Sourdough
This book is about Lois Clary, a talented young programmer from Michigan who follows a job to California, only to be drawn into the weird world of food that waits there. It’s about work and eating, robots and microbes, independence and ambition,
and
I believe it is the first novel in English to feature, as a key supporting character, a sentient sourdough starter.
The great Cory Doctorow praised the book for covering
so much terrain: microbial nations, assimilation and tradition, embodied consciousness and the crisis of the tech industry, all without losing the light, sweet, ironic Sloanian voice familiar from Penumbra, a plot that makes the book a page-turner and a laugh-out-louder, with sweetness and romance and tartness and irony in perfect balance.

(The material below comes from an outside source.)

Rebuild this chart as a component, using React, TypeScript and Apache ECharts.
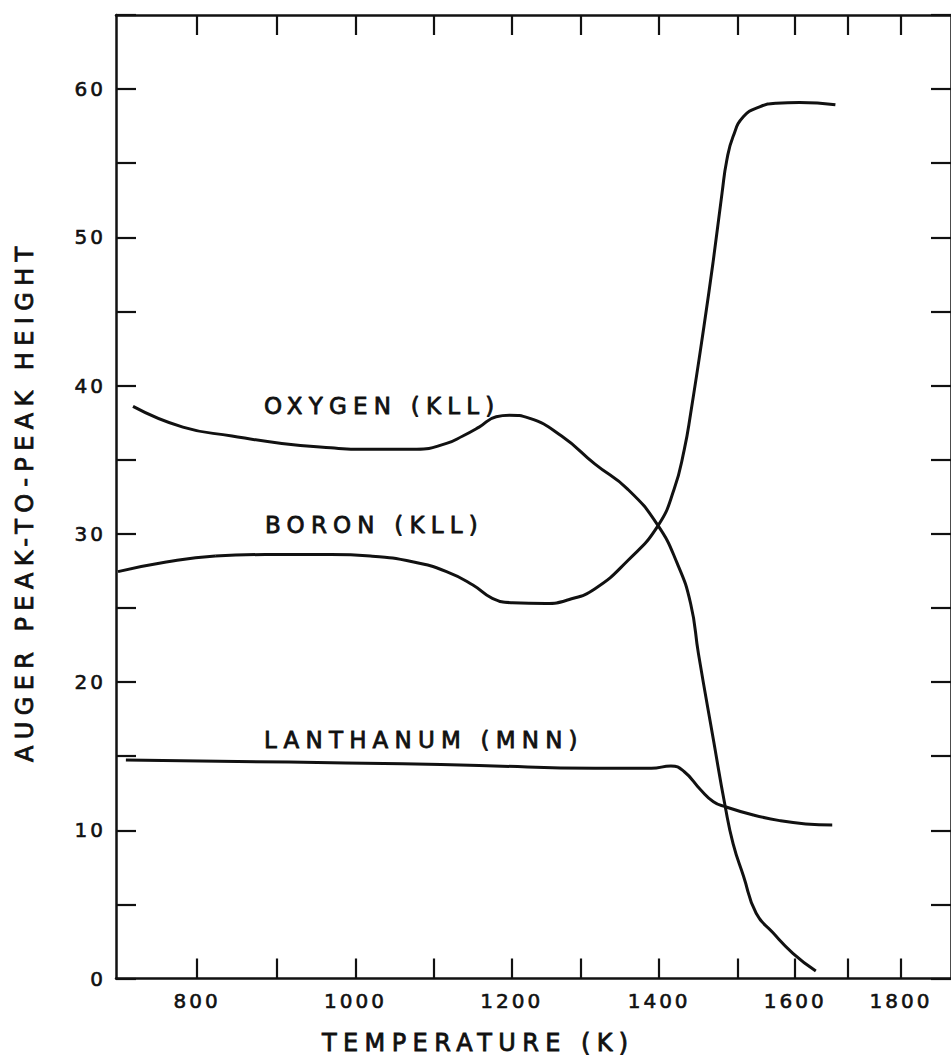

Writing for NPR, Jason Sheehan said of Sourdough:
It is a beautiful, small, sweet, quiet book. It knows as much about the strange extremes of food as Penumbra did about the dark latitudes of the book community.
The Suitcase Clone
Bundled with the latest MCD edition of Sourdough, you’ll find a short prequel. The story is set between California and Europe, circa 1986. It’s a globetrotting caper that carries us into the rarified world of wine, and not just any wine, but the kind made from grapes left to rot by design. There are rumors of a grape, long thought vanished, that has reappeared in Italy, its northernmost edge … so Jim Bascule is sent to steal it. He has never stolen anything before; he barely drinks wine; but his heart has just been broken, and he’s up for anything. Off we go!
And, an Easter egg for Penumbra readers: this story clarifies Sourdough’s connection to the Penumbraverse.